The DfE confirmed to Research Professional News that higher education staff were eligible for key worker status, along with students undertaking healthcare placements. Research Professional News understands that students on professional programmes in education and health disciplines are also eligible.
In updated guidance released on 7 January after this story was first published, the DfE states, “Staff who are required to deliver or to support delivery of teaching or research and the provision of appropriate university facilities (including catering, cleaning and provision of study spaces including laboratories and libraries) are considered critical workers for the purposes of access to education and travelling to work counts as a reasonable excuse for travel, notwithstanding wider travel restrictions in place. Parents and carers who are critical workers should keep their children home if they can.”

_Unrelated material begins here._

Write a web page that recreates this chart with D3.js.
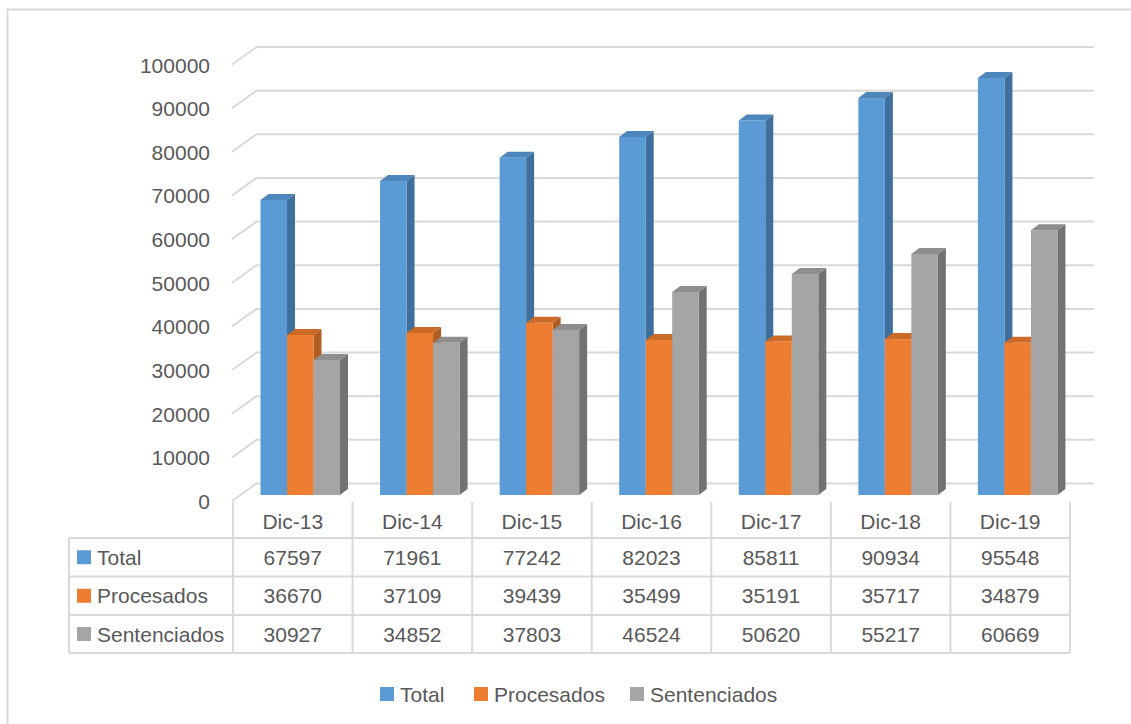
<!DOCTYPE html>
<html>
<head>
<meta charset="utf-8">
<script src="https://cdn.jsdelivr.net/npm/d3@7"></script>
<style>
  html, body { margin: 0; padding: 0; background: #fff; }
  svg { display: block; }
  text { font-family: "Liberation Sans", Arial, sans-serif; fill: #595959; }
</style>
</head>
<body>
<svg id="chart" width="1131" height="724"></svg>
<script>
// Data
const categories = ["Dic-13", "Dic-14", "Dic-15", "Dic-16", "Dic-17", "Dic-18", "Dic-19"];
const seriesNames = ["Total", "Procesados", "Sentenciados"];
const total = [67597, 71961, 77242, 82023, 85811, 90934, 95548];
const procesados = [36670, 37109, 39439, 35499, 35191, 35717, 34879];
const sentenciados = [30927, 34852, 37803, 46524, 50620, 55217, 60669];
const yTicks = [0, 10000, 20000, 30000, 40000, 50000, 60000, 70000, 80000, 90000, 100000];

const seriesValues = [total, procesados, sentenciados];
const colors = {
  front: ["#5b9bd5", "#ed7d31", "#a5a5a5"],
  side:  ["#3f6f9c", "#b05c22", "#727272"],
  top:   ["#4d86bb", "#cc6a28", "#8e8e8e"]
};

const svg = d3.select("#chart");
const fontSize = 21;
const lineColor = "#d9d9d9";

// Outer frame
svg.append("rect")
  .attr("x", 7.5).attr("y", 9.5)
  .attr("width", 1140).attr("height", 740)
  .attr("fill", "none").attr("stroke", lineColor).attr("stroke-width", 2);

// Geometry of the 3D plot
const tableLeft = 233, tableRight = 1070;
const depthDx = 8, depthDy = -6;      // bar depth
const wallDx = 24.5, wallDy = -17.5;  // floor/wall depth from front edge to back wall
const frontOff = 6;                   // front edge below bar plane

const x = d3.scaleBand().domain(categories).range([tableLeft, tableRight]);
const xs = d3.scaleBand().domain(seriesNames).range([27.5, 107]);
const y = d3.scaleLinear().domain([0, 100000]).range([495, 58.5]);

// Back wall gridlines with diagonal side-wall segments
const grid = svg.append("g");
yTicks.forEach(t => {
  const yf = y(t) + frontOff;
  const yb = yf + wallDy;
  grid.append("path")
    .attr("d", `M${tableLeft - 1},${yf} L${tableLeft - 1 + wallDx},${yb} L1094,${yb}`)
    .attr("fill", "none").attr("stroke", lineColor).attr("stroke-width", 2);
});

// Y axis labels
svg.append("g").selectAll("text").data(yTicks).join("text")
  .attr("x", 210).attr("y", d => y(d) + frontOff + 0.5)
  .attr("text-anchor", "end").attr("dominant-baseline", "central")
  .attr("font-size", fontSize)
  .text(d => d);

// Bars
const bars = svg.append("g");
categories.forEach((c, i) => {
  seriesNames.forEach((s, k) => {
    const v = seriesValues[k][i];
    const x0 = x(c) + xs(s), w = xs.bandwidth();
    const yt = y(v), yb = y(0);
    const g = bars.append("g");
    g.append("path")
      .attr("d", `M${x0 + w},${yt} L${x0 + w + depthDx},${yt + depthDy} L${x0 + w + depthDx},${yb + depthDy} L${x0 + w},${yb} Z`)
      .attr("fill", colors.side[k]);
    g.append("path")
      .attr("d", `M${x0},${yt} L${x0 + depthDx},${yt + depthDy} L${x0 + w + depthDx},${yt + depthDy} L${x0 + w},${yt} Z`)
      .attr("fill", colors.top[k]);
    g.append("rect")
      .attr("x", x0).attr("y", yt).attr("width", w).attr("height", yb - yt)
      .attr("fill", colors.front[k]);
  });
});

// Data table
const rowLines = [538, 576.5, 615, 653];
const headerTop = 502;
const labelLeft = 69;
const table = svg.append("g").attr("stroke", lineColor).attr("stroke-width", 2);
rowLines.forEach(ry => {
  table.append("line").attr("x1", labelLeft).attr("x2", tableRight).attr("y1", ry).attr("y2", ry);
});
table.append("line").attr("x1", labelLeft).attr("x2", labelLeft).attr("y1", rowLines[0]).attr("y2", rowLines[3]);
categories.forEach(c => {
  table.append("line").attr("x1", x(c)).attr("x2", x(c)).attr("y1", headerTop).attr("y2", rowLines[3]);
});
table.append("line").attr("x1", tableRight).attr("x2", tableRight).attr("y1", headerTop).attr("y2", rowLines[3]);

// Header row
svg.append("g").selectAll("text").data(categories).join("text")
  .attr("x", d => x(d) + x.bandwidth() / 2).attr("y", 521)
  .attr("text-anchor", "middle").attr("dominant-baseline", "central")
  .attr("font-size", fontSize).text(d => d);

// Value rows
seriesNames.forEach((s, k) => {
  const cy = (rowLines[k] + rowLines[k + 1]) / 2;
  const row = svg.append("g");
  row.append("rect").attr("x", 77).attr("y", cy - 7).attr("width", 14).attr("height", 14)
    .attr("fill", colors.front[k]);
  row.append("text").attr("x", 97).attr("y", cy)
    .attr("dominant-baseline", "central").attr("font-size", fontSize).text(s);
  row.selectAll("text.v").data(seriesValues[k]).join("text")
    .attr("class", "v")
    .attr("x", (d, i) => x(categories[i]) + x.bandwidth() / 2).attr("y", cy)
    .attr("text-anchor", "middle").attr("dominant-baseline", "central")
    .attr("font-size", fontSize).text(d => d);
});

// Legend
const legendX = [380, 474, 630];
const legend = svg.append("g");
seriesNames.forEach((s, k) => {
  legend.append("rect").attr("x", legendX[k]).attr("y", 687).attr("width", 14).attr("height", 14)
    .attr("fill", colors.front[k]);
  legend.append("text").attr("x", legendX[k] + 20).attr("y", 694)
    .attr("dominant-baseline", "central").attr("font-size", fontSize).text(s);
});
</script>
</body>
</html>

Having critical worker status, also known as key worker status, means that the children of higher education staff and students on some placements can still go to school during lockdown.
A DfE spokesperson told Research Professional News that this was not a new decision, and that university staff had already been considered key workers in previous lockdowns. However, a Whitehall source said there was an acknowledgement that this had been unclear, and that updates to the official guidance would seek to clarify the position.
Earlier this week, the Universities and Colleges Employers Association contacted institutions to tell them that the DfE would be updating its guidance soon to explicitly include higher education staff in the list of critical workers.
Ucea chief executive Raj Jethwa said the membership body had been “liaising with the Westminster and devolved nation governments to clarify which higher education staff are considered to be critical workers”.
“This is particularly important for working parents in respect of access to school places, travel to work and for childcare purposes. Once we have that clarity we will share it with our members,” he added.
UPDATE 7/1—This story was updated after publication with details of the guidance.